Aku menginjak kelas lima SD, ada yang aneh dengan kaki ku. Aku merasa sulit sekali di angkat dan warna kulitnya menjadi belang. Seseorang membawaku ke rumah sakit terdekat. Karna ingin hemat, dia mengajaku berjalan melewati lapangan. Padahal aku sulit sekali mengangkat kaki. Dia menarik tanganku untuk berjalan terus.
Hingga akhirnya sampai juga di RS. Sepulang dr RS kaki ku makin sulit diangkat. Turun dari angkotpun sulit, hingga ketika menyebrang jalan aku harus dibopong oleh tukang ojek pangkalan. Tapi dia bisa-bisanya meninggalkanku disebrang jalan.
Di tahun lain ketika aku masih SD, setiap bulannya kami pergi ke kolam renang untuk nilai olahraga bersama guru-guru yang lain termasuk orang itu. Setelah pengambilan nilai, aku duduk-duduk di kolam yang agak dalam, bersiap turun dan bergabung untuk bermain bersama teman lainnya. Tapi orang itu memperingatkan untuk tidak turun karna kedalaman kolam dan dia takut aku tenggelam, aku yakinkan aku bisa berenang tapi dia tidak juga percaya, akhirnya aku hanya duduk-duduk di pinggir kolam dan melihat teman-temanku yang lain bermain. Orang tua murid bertanya pada orang itu kenapa aku tidak ikut turun. Dia jawab, “Dia mah memang penakut, takut tenggelam katanya, bisanya paling nangiiiis aja”, sambil tertawa. Aku tak habis pikir isi kepala orang ini kenapa begitu berbeda.

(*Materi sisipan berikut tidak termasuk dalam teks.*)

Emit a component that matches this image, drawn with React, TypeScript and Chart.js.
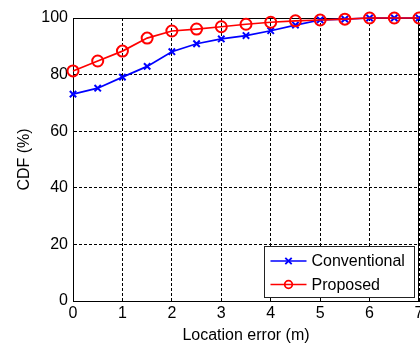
import React, { useEffect, useRef } from "react";
import { Chart, registerables } from "chart.js";

Chart.register(...registerables);

const xValues = [0, 0.5, 1, 1.5, 2, 2.5, 3, 3.5, 4, 4.5, 5, 5.5, 6, 6.5, 7];
const conventional = [73.1, 75.2, 79.1, 82.9, 88.1, 90.9, 92.6, 93.8, 95.5, 97.5, 99.3, 99.6, 100, 100, 100];
const proposed = [81.3, 84.8, 88.3, 92.9, 95.4, 96.1, 96.9, 97.8, 98.5, 99.0, 99.3, 99.6, 100, 100, 100];
const seriesNames = ["Conventional", "Proposed"];
const xTitle = "Location error (m)";
const yTitle = "CDF (%)";

const FONT = "'Liberation Sans', Arial, sans-serif";

const frameAndLegend = {
  id: "frameAndLegend",
  beforeDatasetsDraw(chart: any) {
    const { ctx, chartArea } = chart;
    ctx.save();
    ctx.strokeStyle = "#000";
    ctx.lineWidth = 1;
    ctx.setLineDash([]);
    ctx.beginPath();
    ctx.moveTo(chartArea.left, chartArea.top + 0.5);
    ctx.lineTo(chartArea.right, chartArea.top + 0.5);
    ctx.moveTo(chartArea.right - 0.5, chartArea.top);
    ctx.lineTo(chartArea.right - 0.5, chartArea.bottom);
    ctx.stroke();
    ctx.restore();
  },
  afterDraw(chart: any) {
    const { ctx, chartArea } = chart;
    const w = 150;
    const h = 51;
    const x0 = Math.round(chartArea.right - 5 - w) + 0.5;
    const y0 = Math.round(chartArea.bottom - 4 - h) + 0.5;
    ctx.save();
    ctx.fillStyle = "#fff";
    ctx.fillRect(x0, y0, w, h);
    ctx.strokeStyle = "#222";
    ctx.lineWidth = 1;
    ctx.setLineDash([]);
    ctx.strokeRect(x0, y0, w, h);
    const rows = [y0 + 14.5, y0 + 38];
    chart.data.datasets.forEach((ds: any, i: number) => {
      const y = rows[i];
      const lx1 = x0 + 6;
      const lx2 = x0 + 42;
      ctx.strokeStyle = ds.borderColor;
      ctx.lineWidth = 1.5;
      ctx.beginPath();
      ctx.moveTo(lx1, y);
      ctx.lineTo(lx2, y);
      ctx.stroke();
      const cx = (lx1 + lx2) / 2;
      ctx.lineWidth = 1.8;
      ctx.beginPath();
      if (ds.pointStyle === "circle") {
        ctx.arc(cx, y, 3.8, 0, Math.PI * 2);
      } else {
        const r = 3.2;
        ctx.moveTo(cx - r, y - r);
        ctx.lineTo(cx + r, y + r);
        ctx.moveTo(cx + r, y - r);
        ctx.lineTo(cx - r, y + r);
      }
      ctx.stroke();
      ctx.fillStyle = "#000";
      ctx.font = `16px ${FONT}`;
      ctx.textBaseline = "middle";
      ctx.textAlign = "left";
      ctx.fillText(ds.label, x0 + 47, y + 1);
    });
    ctx.restore();
  },
};

export default function App() {
  const ref = useRef<HTMLCanvasElement>(null);
  useEffect(() => {
    const canvas = ref.current!;
    const toXY = (arr: number[]) => arr.map((v, i) => ({ x: xValues[i], y: v }));
    const chart = new Chart(canvas, {
      type: "line",
      data: {
        datasets: [
          {
            label: seriesNames[0],
            data: toXY(conventional),
            borderColor: "#0000ff",
            backgroundColor: "rgba(0,0,0,0)",
            borderWidth: 1.7,
            pointStyle: "crossRot",
            pointRadius: 4.5,
            pointBorderWidth: 2,
            pointBorderColor: "#0000ff",
            order: 1,
            clip: false as any,
          },
          {
            label: seriesNames[1],
            data: toXY(proposed),
            borderColor: "#ff0000",
            backgroundColor: "rgba(0,0,0,0)",
            borderWidth: 1.7,
            pointStyle: "circle",
            pointRadius: 5.5,
            pointBorderWidth: 2,
            pointBorderColor: "#ff0000",
            pointBackgroundColor: "rgba(0,0,0,0)",
            order: 0,
            clip: false as any,
          },
        ],
      },
      options: {
        responsive: false,
        animation: false,
        layout: { autoPadding: false, padding: { top: 18, right: 1, left: 0, bottom: 0 } },
        plugins: { legend: { display: false }, tooltip: { enabled: false } },
        scales: {
          x: {
            type: "linear",
            min: 0,
            max: 7,
            afterFit: (s: any) => {
              s.height = 42;
              s.paddingRight = 0;
              s.paddingLeft = 0;
            },
            ticks: {
              stepSize: 1,
              color: "#000",
              font: { size: 16, family: FONT },
              padding: 3,
              maxRotation: 0,
            },
            grid: { color: "#000", lineWidth: 1, drawTicks: false },
            border: { display: true, color: "#000", width: 1, dash: [3, 2] },
            title: {
              display: true,
              text: xTitle,
              color: "#000",
              font: { size: 16, family: FONT },
              padding: { top: 0, bottom: -2 },
            },
          },
          y: {
            type: "linear",
            min: 0,
            max: 100,
            afterFit: (s: any) => {
              s.width = 73;
              s.paddingTop = 0;
              s.paddingBottom = 0;
            },
            ticks: {
              stepSize: 20,
              color: "#000",
              font: { size: 16, family: FONT },
              padding: 5,
            },
            grid: { color: "#000", lineWidth: 1, drawTicks: false },
            border: { display: true, color: "#000", width: 1, dash: [3, 2] },
            title: {
              display: true,
              text: yTitle,
              color: "#000",
              font: { size: 16, family: FONT },
              padding: { top: 15, bottom: 0 },
            },
          },
        },
      },
      plugins: [frameAndLegend],
    } as any);
    return () => chart.destroy();
  }, []);
  return (
    <div style={{ position: "fixed", left: 0, top: 0, width: 420, height: 343, background: "#fff" }}>
      <canvas ref={ref} width={420} height={343} />
    </div>
  );
}
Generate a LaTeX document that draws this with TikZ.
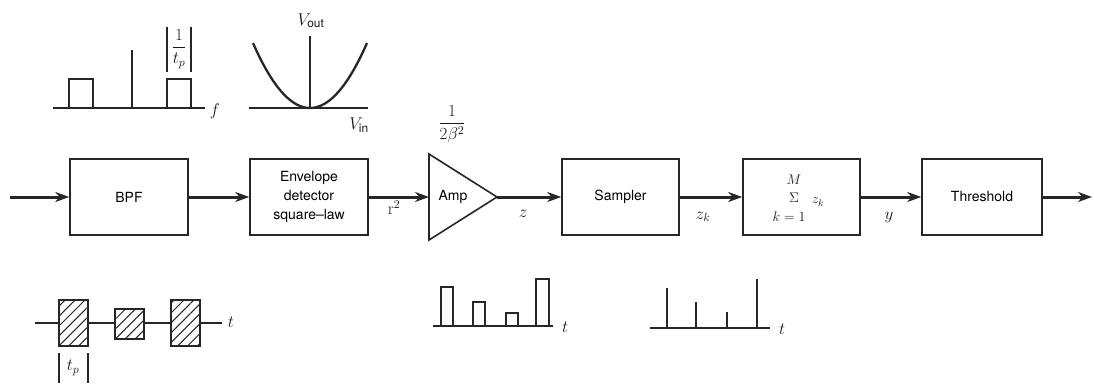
\RequirePackage{fix-cm}
\documentclass[tikz,border=0pt]{standalone}
\usepackage{amsmath}
\usepackage{fontspec}
\setsansfont{TeX Gyre Heros}
\usetikzlibrary{arrows.meta,patterns.meta}
\begin{document}
\begin{tikzpicture}[x=1pt,y=-1pt,
  blk/.style={draw=black!85, line width=1.6pt, minimum width=118pt, minimum height=76pt,
    inner sep=0pt, font=\sffamily\fontsize{14}{19}\selectfont, align=center},
  sig/.style={draw=black!85, line width=3pt, -{Stealth[length=14pt,width=10pt,inset=4.5pt]}},
  lbl/.style={font=\fontsize{17}{20}\selectfont, inner sep=0pt, text=black!90},
  slbl/.style={font=\fontsize{14}{17}\selectfont, inner sep=0pt, text=black!90},
  thin/.style={draw=black!85, line width=1.7pt},
  hatch/.style={thin, fill=white, postaction={pattern={Lines[angle=45,distance=7pt,line width=1pt]}, pattern color=black!85}},
  ]
\useasboundingbox (0,0) rectangle (1094,385);

% ---- main chain ----
\coordinate (in) at (10,197);
\node[blk] (bpf) at (129,197) {BPF};
\node[blk] (env) at (309,197) {Envelope\\detector\\square--law};
\coordinate (ampin) at (429,197);
\coordinate (amptip) at (497,197);
\draw[thin, line width=1.6pt] (429,154) -- (amptip) -- (429,240) -- cycle;
\node[font=\sffamily\fontsize{14}{19}\selectfont, inner sep=0pt] (amp) at (453,197) {Amp};
\node[lbl] (gain) at (452,124) {$\dfrac{1}{2\beta^{2}}$};
\node[blk, minimum width=117pt] (samp) at (620.5,197) {Sampler};
\node[blk, minimum width=117pt] (sum) at (801.5,197) {};
\node[slbl] (sM) at (794,180) {$M$};
\node[slbl] (sS) at (794,198) {$\Sigma$};
\node[slbl] (sz) at (818,202) {$z_k$};
\node[slbl] (sk) at (789,217) {$k=1$};
\node[blk, minimum width=120pt] (thr) at (982,197) {Threshold};
\coordinate (out) at (1092,197);

\draw[sig] (in) -- (bpf);
\draw[sig] (bpf) -- (env);
\draw[sig] (env) -- (ampin);
\draw[sig] (amptip) -- (samp);
\draw[sig] (samp) -- (sum);
\draw[sig] (sum) -- (thr);
\draw[sig] (thr) -- (out);

\node[lbl] (r2) at (394,208) {$\mathrm{r}^{2}$};
\node[lbl] (z) at (523,214) {$z$};
\node[lbl] (zk) at (703,217) {$z_k$};
\node[lbl] (y) at (889,217) {$y$};

% ---- top-left spectrum ----
\draw[thin] (53,108) -- (205,108);
\draw[thin] (69,108) -- (69,79) -- (93,79) -- (93,108);
\draw[thin, line width=1.3pt] (132,108) -- (132,50);
\draw[thin] (167,108) -- (167,79) -- (191,79) -- (191,108);
\draw[thin, line width=1.1pt] (167,27) -- (167,72);
\draw[thin, line width=1.1pt] (191,27) -- (191,72);
\node[lbl] (invtp) at (179,49) {$\dfrac{1}{t_p}$};
\node[lbl] (f) at (215,111) {$f$};

% ---- square-law curve ----
\draw[thin] (249,108) -- (368,108);
\draw[thin, line width=1.3pt] (310,36) -- (310,108);
\draw[draw=black!85, line width=2.3pt] plot[smooth, samples=41, domain=-57:57] ({310+\x},{108-65*(\x/57)^2});
\node[lbl] (vout) at (311,21) {$V_{\textsf{out}}$};
\node[lbl] (vin) at (359,125) {$V_{\textsf{in}}$};

% ---- bottom-left pulses ----
\draw[thin] (35,323) -- (222,323);
\draw[hatch] (59,300) rectangle (88,346);
\draw[hatch] (115,309) rectangle (144,339);
\draw[hatch] (171,300) rectangle (200,346);
\node[lbl] (t1) at (231,322) {$t$};
\draw[thin, line width=1.1pt] (59,353) -- (59,383);
\draw[thin, line width=1.1pt] (88,353) -- (88,383);
\node[lbl] (tp) at (73,368) {$t_p$};

% ---- bottom-middle pulses ----
\draw[thin] (433,326) -- (553,326);
\draw[thin] (441,326) -- (441,287) -- (453,287) -- (453,326);
\draw[thin] (473,326) -- (473,302) -- (485,302) -- (485,326);
\draw[thin] (506,326) -- (506,313) -- (518,313) -- (518,326);
\draw[thin] (536,326) -- (536,279) -- (549,279) -- (549,326);
\node[lbl] (t2) at (565,327) {$t$};

% ---- bottom-right samples ----
\draw[thin] (650,328) -- (770,328);
\draw[thin] (667,328) -- (667,288);
\draw[thin] (696,328) -- (696,302);
\draw[thin] (727,328) -- (727,312);
\draw[thin] (757,328) -- (757,279);
\node[lbl] (t3) at (782,329) {$t$};
\end{tikzpicture}
\end{document}
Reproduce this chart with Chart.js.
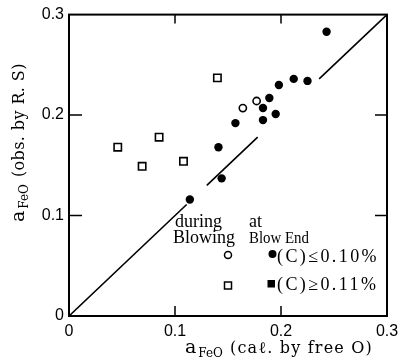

Dia selalu bilang, perempuan itu harus bekerja meskipun telah menikah supaya anak-anaknya kelak tidak hidup susah. Awalnya aku percaya, sampai suatu hari aku tidak makan karna tidak ada apa-apa di rumah, bahkan telur ataupun indomie tidak ada. Kala itu aku masih SMA. Aku dengar dia sedang mengejar kenaikan golongan dan aku tau ada uang yang harus dikeluarkan untuk tanda terimakasih. Maka aku berasumsi kalo uangnya habis digunakan untuk kenaikan golongan. Memang kenyataannya setelah papa meninggal keluarga kami jd lebih susah, bukan hanya karna berkurangnya tulang punggung di keluarga kami, tapi juga karna hutang-hutang yang papa tinggalkan pada keluarga kami. Dari situ aku belajar, hidup susah atau tidak bukan karna perempuan itu bekerja atau tidak. Tapi alasannya adalah lebih ke dalam diri kita. Keberkahan rezeki. Merasa cukup atau tidak. Selalu merasa bersyukur atau tidak. Ketika tidak berkah maka sebanyak apapun materi yang dimiliki hanya akan jadi boomerang masalah nantinya.
Dia bilang, dia bekerja untuk kami, agar kami tidak hidup susah. Tapi aku harus masuk SMA dekat rumah, dengan alasan supaya hemat ongkos. Padahal aku bisa masuk SMA yang lebih baik. Aku juga harus berjualan, membawa dagangan tiap hari ke sekolah.
Aku harus kuliah di swasta murah, padahal aku sudah diterima di kampus negeri, dengan alasan yang masih sama, duit lagi.
Meskipun pada akhirnya sekarang aku sudah tidak menyesali dengan semua yang pernah terjadi. Karna tanpa aku lalui semua jalan itu. Aku blm tentu sampai ke jalan cahaya ini.
Orang itu, dia adalah mama. Yang begitu baik rela mati untuk aku, merawatku, menemani ketika sakit, sampai sekarang. Tapi aku hanya bisa memikirkan keburukan-keburukan masa kecil yang dilakukannya padaku.
Dia adalah mama yang sering menjadikan kami kambing hitamnya. Yang bekerja pagi, siang, sore hanya untuk makan. Yang mampu menyekolakan anaknya dengan baik tapi tak dilakukan.
Seandainya harus memilih, menggadaikan sertifikat PNS untuk pendidikan terbaik bagi anak atau membeli mobil maka dia akan memilih yang kedua.
Aku harap, aku bisa mendidik anak-anak ku lebih baik, memberikan yang terbaik untuk kebaikan Din nya kelak.